As an occasional feature on TELOSscope, we highlight a past Telos article whose critical insights continue to illuminate our thinking and challenge our assumptions. Today, Michael Bacal looks at Howard Eiland’s “Superimposition in Walter Benjamin’s Arcades Projects,” from Telos 138 (Spring 2007).

Walter Benjamin’s Arcades Project is likely the most jarring and ambitious work of cultural history of the twentieth century. Breathtaking in its scope, brilliant in its insight, and stamped throughout with his inimitable style, it is the unfinished, thirteen-year project Benjamin attempted as an encyclopedic capture of the emergence of Paris as the capital of the nineteenth century.
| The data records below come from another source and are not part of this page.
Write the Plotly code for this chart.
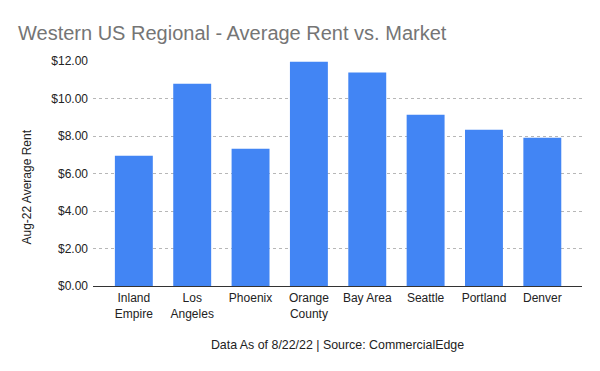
import plotly.graph_objects as go

markets = ["Inland<br>Empire", "Los<br>Angeles", "Phoenix", "Orange<br>County",
           "Bay Area", "Seattle", "Portland", "Denver"]
avg_rent = [6.95, 10.79, 7.32, 11.96, 11.38, 9.14, 8.34, 7.91]
y_ticks = [0, 2, 4, 6, 8, 10, 12]
y_tick_labels = ["$0.00", "$2.00", "$4.00", "$6.00", "$8.00", "$10.00", "$12.00"]

FONT = "Arial, 'Liberation Sans', sans-serif"

fig = go.Figure(go.Bar(
    x=list(range(len(markets))),
    y=avg_rent,
    marker=dict(color="#4285F4", line=dict(width=0)),
    width=0.65,
))

fig.update_layout(
    width=600, height=371,
    paper_bgcolor="white", plot_bgcolor="white",
    margin=dict(l=93, r=18, t=61, b=85, autoexpand=False),
    font=dict(family=FONT, color="#222222", size=12),
    title=dict(text="Western US Regional - Average Rent vs. Market",
               x=18/600, xref="container", xanchor="left",
               y=1 - 33/371, yref="container", yanchor="middle",
               font=dict(family=FONT, size=20, color="#757575")),
    showlegend=False,
    annotations=[dict(
        text="Aug-22 Average Rent", textangle=-90,
        xref="paper", yref="paper",
        x=(26 - 93) / 489, y=(286 - 187.5) / 225,
        xanchor="center", yanchor="middle", showarrow=False,
        font=dict(family=FONT, size=12, color="#222222"),
    )],
)

fig.update_xaxes(
    automargin=False,
    range=[-0.70, 7.68],
    tickmode="array", tickvals=list(range(len(markets))), ticktext=markets,
    showgrid=False, showline=False, zeroline=False, ticks="",
    tickfont=dict(family=FONT, size=12, color="#222222"),
    ticklabelstandoff=3,
    title=dict(text="Data As of 8/22/22 | Source: CommercialEdge",
               font=dict(family=FONT, size=12.4, color="#222222"), standoff=20),
)
fig.update_yaxes(
    automargin=False,
    range=[0, 12],
    tickmode="array", tickvals=y_ticks, ticktext=y_tick_labels,
    showgrid=True, gridcolor="#b7b7b7", griddash="dot", gridwidth=1,
    zeroline=True, zerolinecolor="#333333", zerolinewidth=1,
    tickfont=dict(family=FONT, size=12, color="#222222"),
    ticklabelstandoff=4,
)

fig.write_html("out.html", config={"displayModeBar": False},
               post_script="document.body.style.margin='0';")
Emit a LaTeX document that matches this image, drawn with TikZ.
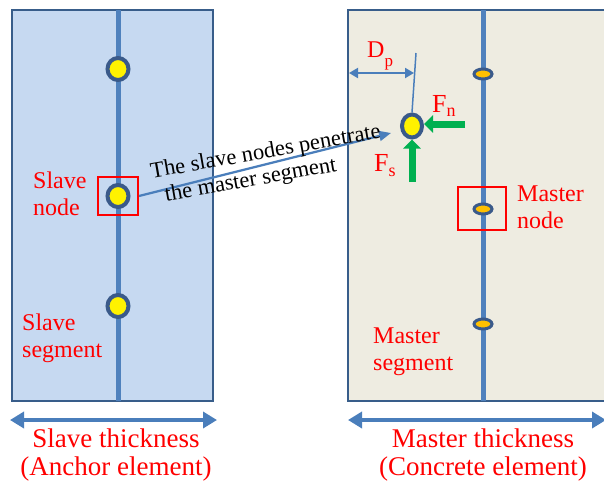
\documentclass[tikz,border=0pt]{standalone}
\usepackage{fontspec}
\setmainfont{Liberation Serif}
\usetikzlibrary{arrows.meta,calc,shapes.geometric}
\definecolor{slavefill}{HTML}{C6D9F1}
\definecolor{masterfill}{HTML}{EEECE1}
\definecolor{border}{HTML}{385D8A}
\definecolor{spinec}{HTML}{4F81BD}
\definecolor{arrowblue}{HTML}{4A7EBB}
\definecolor{nodering}{HTML}{3A5A8A}
\definecolor{orangefill}{HTML}{FFC000}
\definecolor{greenc}{HTML}{00B050}
\begin{document}
\begin{tikzpicture}[x=1pt,y=-1pt,
  panel/.style={draw=border,line width=2pt,inner sep=0pt,outer sep=0pt,anchor=north west},
  spine/.style={draw=spinec,line width=5pt},
  snode/.style={ellipse,draw=nodering,fill=yellow,line width=4pt,minimum width=21pt,minimum height=22pt,inner sep=0pt},
  mnode/.style={ellipse,draw=nodering,fill=orangefill,line width=3pt,minimum width=18pt,minimum height=10pt,inner sep=0pt},
  redbox/.style={draw=red,line width=2pt,inner sep=0pt,fill=none},
  lbl/.style={text=red,font=\fontsize{24}{27}\selectfont,align=left,anchor=base west,inner sep=0pt},
  biglbl/.style={text=red,font=\fontsize{27}{28}\selectfont,align=center,anchor=base,inner sep=0pt},
  dimarrow/.style={draw=arrowblue,line width=4pt,{Triangle[length=14pt,width=16pt]}-{Triangle[length=14pt,width=16pt]}},
  garrow/.style={draw=greenc,line width=7pt,-{Triangle[length=9pt,width=17pt]}},
]
\useasboundingbox (0,0) rectangle (604,485);
\clip (0,0) rectangle (604,485);
% panels
\node[panel,fill=slavefill,minimum width=201pt,minimum height=391pt] (slave) at (12,10) {};
\node[panel,fill=masterfill,minimum width=262pt,minimum height=391pt] (master) at (348,10) {};
\draw[spine] (118,10) -- (118,401);
\draw[spine] (483,10) -- (483,401);
% slave nodes
\node[snode] (s1) at (118,69) {};
\node[snode] (s2) at (118,196) {};
\node[snode] (s3) at (118,306) {};
\node[redbox,minimum width=40pt,minimum height=38pt] (sbox) at (118,196) {};
% master nodes
\node[mnode] (m1) at (483,74) {};
\node[mnode] (m2) at (483,209) {};
\node[mnode] (m3) at (483,324) {};
\node[redbox,minimum width=48pt,minimum height=43pt] (mbox) at (482,208.5) {};
% penetrating node
\node[snode,minimum width=20pt,minimum height=23pt] (pen) at (412,126) {};
\coordinate (dptop) at (416,53);
\draw[draw=arrowblue,line width=1.5pt] (dptop) -- (pen.north);
\coordinate (dpl) at (349,73);
\coordinate (dpr) at (414,73);
\draw[draw=arrowblue,line width=2pt,{Triangle[length=9pt,width=10pt]}-{Triangle[length=9pt,width=10pt]}] (dpl) -- (dpr);
\node[text=red,font=\fontsize{24}{24}\selectfont,anchor=base west,inner sep=0pt] (dp) at (367,57) {D\raisebox{-9pt}{\fontsize{17}{17}\selectfont p}};
% forces
\coordinate (fnstart) at (465,124);
\draw[garrow] (fnstart) -- (fnstart -| pen.east);
\coordinate (fsstart) at (412,182);
\draw[garrow] (fsstart) -- (pen.south);
\node[text=red,font=\fontsize{26}{26}\selectfont,anchor=base west,inner sep=0pt] (fn) at (432,112) {F\raisebox{-4pt}{\fontsize{18}{18}\selectfont n}};
\node[text=red,font=\fontsize{26}{26}\selectfont,anchor=base west,inner sep=0pt] (fs) at (374,171) {F\raisebox{-5pt}{\fontsize{18}{18}\selectfont s}};
% connector
\coordinate (ctip) at (391,133);
\draw[draw=arrowblue,line width=2.2pt,-{Triangle[length=12pt,width=10pt]}] (sbox.east) -- (ctip);
\node[font=\fontsize{22.5}{25}\selectfont,align=left,anchor=base west,inner sep=0pt,rotate=10] (ctext) at (156,203) {The slave nodes penetrate\\\hspace{0.45em}the master segment};
% labels
\node[lbl] (slavenode) at (33,215) {Slave\\node};
\node[lbl] (slaveseg) at (22,357) {Slave\\segment};
\node[lbl] (masternode) at (517,228) {Master\\node};
\node[lbl] (masterseg) at (373,370) {Master\\segment};
% thickness arrows
\coordinate (sl) at (10,420);
\coordinate (sr) at (217,420);
\draw[dimarrow] (sl) -- (sr);
\coordinate (ml) at (348,420);
\coordinate (mr) at (606,420);
\draw[dimarrow] (ml) -- (mr);
\node[biglbl] (slavethick) at (116,475) {Slave thickness\\(Anchor element)};
\node[biglbl] (masterthick) at (483,475) {Master thickness\\(Concrete element)};
\end{tikzpicture}
\end{document}
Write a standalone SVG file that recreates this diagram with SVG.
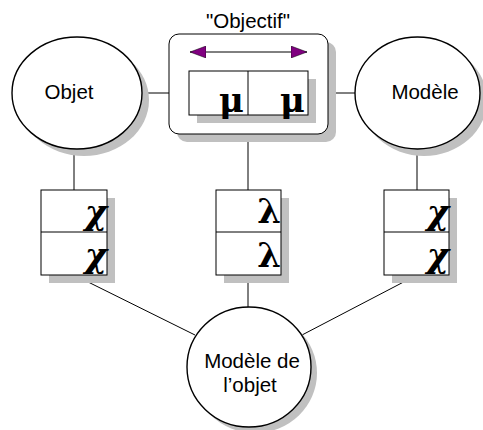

Touching on everything from urban development to literary analysis and revolutionary consciousness, it presents a vast palimpsest of quotations, theoretical reflections, and minutiae taken from the most quotidian aspects of Parisian life. In a recent Telos article, Howard Eiland, one of the translators responsible for bringing the Passagenwerk into English, offers a compelling overview of Benjamin’s text and a stable set of theoretical coordinates with which to navigate it. His essay, “Superimposition in Walter Benjamin’s Arcades Project,” does this by putting forth the figure of the flâneur as the organizing locus of the book and by developing his unique experience of the world as central not only to the text but also to Benjamin’s theoretical project as a whole. By elaborating this through the notion of “superimposition,” Eiland outlines the singular experience of the flâneur and connects it with the broader historical and political dimensions to which it opens.